O Brasil importou US$ 3,3 bi da China de janeiro a agosto de 2005
A medida era uma antiga reivindicação dos setores têxtil, calçadista e de brinquedos. Desde meados de 2003, os empresários reclamavam, internamente, das crescentes importações chinesas. Mas a grita tornou-se pública em novembro do ano passado, quando o Brasil concedeu o status de economia de mercado à China – o que favoreceria a entrada de quinquilharias asiáticas. Agora, o governo cedeu aos apelos da indústria. “Ficou mais fácil provar a inundação de produtos chineses”, disse Fernando Pimentel, diretor da Associação Brasileira da Indústria Têxtil (Abit). “Foi reduzida a quantidade de informações necessárias para o processo ser aberto”. A Abit se antecipou e preparou seis processos solicitando proteção para 75 produtos. Conseguiu ser a primeira a protocolar um pedido formal no Departamento de Defesa Comercial. É um documento de 20 páginas que pede uma limitação de 7,5% no crescimento das exportações de produtos da cadeia da seda com base nos últimos doze meses. Por sua vez, a Associação Brasileira dos Fabricantes de Brinquedos (Abrinq), ainda prepara o ataque ao flanco chinês. DINHEIRO teve acesso ao teor do processo que deve ser apresentado daqui a um mês. Nele, a Abrinq pede a redução das importações de atuais 19,6 mil toneladas de brinquedos para 6,5 mil toneladas a partir de janeiro do ano que vem. Com isso, a participação dos chineses cairia de 60% para 25% – sem contar os estimados 15% de contrabando que entram no País. “Não queremos impedir os chineses de exportar para o Brasil”, explica Synésio Batista da Costa, presidente da Abrinq. “Mas não quero que eles nos matem”. A conta de Synésio está na ponta da língua: foram 31 empresas fechadas e 10,2 mil trabalhadores demitidos nos últimos 36 meses. Uma baixa digna de tempos de guerra.

No ano passado, apenas 8,3% das quase 20 mil empresas exportadoras brasileiras venderam para a China – e 62% das vendas concentraram-se em soja, minério de ferro e celulose. Em contrapartida, as importações brasileiras cresceram 70%. Nos setores mais frágeis – têxteis, calçados e brinquedos – o aumento foi, em média, de 58%. “As salvaguardas vieram tarde”, atacou Armando Monteiro Neto, presidente da CNI. “Faremos de tudo para que a indústria brasileira se fortaleça”. Há, contudo, quem elogie a parcimônia.

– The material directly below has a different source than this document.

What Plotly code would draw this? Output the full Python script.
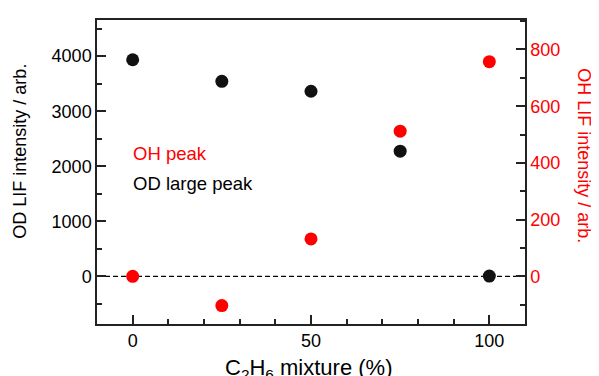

O ministro Furlan viajou a Pequim na expectativa de convencer os chineses sem ameaças. Não conseguiu, mas evitou um atrito maior. “Eles não brincam com dinheiro”, adverte um empresário que esteve na comitiva. “Chegar lá com o pé na porta poderia ter posto um fim a qualquer esperança de negociação futura”. Foi o que fez o governo americano. Há quase seis meses EUA e China mantêm uma rotina desgastante de conversas nas quais os chineses não abrem mão de item algum. “O Brasil conseguiu o que os Estados Unidos não foram capazes de obter”, analisa Linda Yuan, economista da London School of Economics. “Os chineses já esperavam as salvaguardas, mas o fato de Furlan ter negociado antes de regulamentar pode barrar qualquer intenção de retaliar”. Em resumo, uma vitória da estratégia sobre a truculência.